El optimismo es una percepción de contrastes. Uno se siente bien porque en las vecindades hay alguien que está peor o mejor. En la Habana ayer se precisaron los términos de un acuerdo de paz, hay por qué estar optimistas. Es la hora de Colombia.
Mientras, hubo una reunión en Quito un tanto oscura, que no termina de aclarar las perspectivas, pero parece desplazar el espectáculo del primer plano.
Con frecuencia una frontera es algo así como el sumidero de un recipiente donde todos los contenidos se arremolinan. Y Cúcuta y San Antonio son un buen (mal) ejemplo de sumidero. Allí hay de todo a pesar de que la mayor parte de las cosas son siniestras y ocultas. Generales mafiosos, residuos de guerrillas y paramilitares, narcos internacionales, gasolina, tráfico de humanos, de documentos y billetes, y, en mucho, muchísima menor medida, pimpinas, harina y otras lameduras. (Para tener una idea mejor de la poca importancia relativa del contrabando y el bachaqueo de comestibles fronterizo, según la FAO cada persona debe consumir tres kilos diarios, una tonelada por año, 30 millones de toneladas para la población de Venezuela).
Ese rollo fronterizo no es nuevo. Lo nuevo es que todo eso se ha puesto de relieve por los contrastes e intereses políticos. A las pandillas allí concurrentes les interés muy poco la publicidad o las miradas extrañas, pero como ocurre en las películas y en las realidades, una pandilla termina por denunciar a otra para acabar con ella. Un gobierno puede armar escándalos para distraer su desastre.
A Colombia, como ya adelanté en artículo anterior, le llega su hora. De una historia muy intensa que trajo lo mejor y lo peor de la gente y sus agrupaciones. Desde las violencias y torturas más exquisitas, al asesinato como lenguaje político-mafioso. A las formas de explotación y exclusión más persistentes. A las empresas más acabadas para los tráficos y las falsificaciones… La lista puede ser muy larga, por ello el mérito de su recuperación es mucho mayor: una gran dedicación y un alto grado de generosidad.

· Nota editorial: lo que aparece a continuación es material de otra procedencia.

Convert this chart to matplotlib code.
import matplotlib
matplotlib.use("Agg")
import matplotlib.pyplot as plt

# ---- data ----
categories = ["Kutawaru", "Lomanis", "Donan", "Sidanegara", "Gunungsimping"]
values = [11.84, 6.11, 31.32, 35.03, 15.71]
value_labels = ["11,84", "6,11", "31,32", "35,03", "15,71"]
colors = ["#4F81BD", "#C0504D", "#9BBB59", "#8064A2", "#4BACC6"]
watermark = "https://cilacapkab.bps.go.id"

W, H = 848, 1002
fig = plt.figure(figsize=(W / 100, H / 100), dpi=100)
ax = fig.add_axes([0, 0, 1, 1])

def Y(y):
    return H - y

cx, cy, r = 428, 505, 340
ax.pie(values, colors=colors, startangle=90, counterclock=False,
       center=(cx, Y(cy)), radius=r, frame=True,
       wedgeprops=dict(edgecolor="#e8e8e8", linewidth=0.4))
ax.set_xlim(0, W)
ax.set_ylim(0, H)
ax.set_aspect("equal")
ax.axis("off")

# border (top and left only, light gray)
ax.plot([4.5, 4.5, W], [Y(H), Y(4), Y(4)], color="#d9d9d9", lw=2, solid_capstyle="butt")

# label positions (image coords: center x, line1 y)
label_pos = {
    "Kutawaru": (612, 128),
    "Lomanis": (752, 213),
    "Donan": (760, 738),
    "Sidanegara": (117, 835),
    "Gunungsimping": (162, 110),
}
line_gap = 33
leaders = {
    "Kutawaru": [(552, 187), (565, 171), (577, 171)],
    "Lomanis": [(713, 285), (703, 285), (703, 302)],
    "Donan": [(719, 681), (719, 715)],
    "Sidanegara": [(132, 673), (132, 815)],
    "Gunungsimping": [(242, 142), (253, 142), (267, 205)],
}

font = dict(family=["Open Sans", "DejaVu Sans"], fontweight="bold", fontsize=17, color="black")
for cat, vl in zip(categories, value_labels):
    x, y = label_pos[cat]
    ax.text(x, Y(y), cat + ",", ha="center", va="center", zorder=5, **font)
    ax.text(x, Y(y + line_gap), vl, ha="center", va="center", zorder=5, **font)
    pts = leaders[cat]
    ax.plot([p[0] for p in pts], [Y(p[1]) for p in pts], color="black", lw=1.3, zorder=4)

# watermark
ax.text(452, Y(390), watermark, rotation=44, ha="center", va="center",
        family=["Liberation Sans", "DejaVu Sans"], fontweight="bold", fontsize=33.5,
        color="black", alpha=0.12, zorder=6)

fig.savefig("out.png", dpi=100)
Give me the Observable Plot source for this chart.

Esos acuerdos de paz se dan en un panorama mundial que pasa por una de sus mejoras épocas. Uno se ve presionado por las noticias –las “noticias” son, generalmente, malas noticias. Las buenas noticias no tienen mucho poder de venta y suenan candorosas–. Pero cuando uno toma cierta distancia y profundidad ve que luego del genocidio inventado por Occidente con la II Guerra Mundial y sus sesenta millones de muertos y bombas atómicas, las cosas no han hecho sino mejorar. Hubo sí, otras guerras, las más de ellas propiciadas por ideologías, intereses económicos y liderazgos obcecados: Vietnam, Corea, las muchas del Medio Oriente, Afganistán, los Balcanes, India-Pakistán, las multi-provocadas guerras africanas… Las más de ellas reveladas ahora por la historia como crueldades inútiles. Pero al sumar muertes y daños, nada que ver. Con todo y algunas horribles masacres, las cifras y costos van en descenso: los humanos somas cada vez mejores.
Hoy, como marco a los logros colombianos de paz, un Papa de nuevo cuño se reúne con Obama para congraciarse por facilitar a Cuba el retroceso. Se negocia con Irán para que éste, a su vez, se haga valer como pacificador islámico, China toma el partido del comercio y su propio prestigio, y Rusia reivindica su poderío y vende armas. Hay una cierta normalización de los conflictos, y entre estos se cuela un nuevo demonio: Isis y todos se ponen de acuerdo para atacarlo, descubriendo responsabilidades compartidas en su engendro.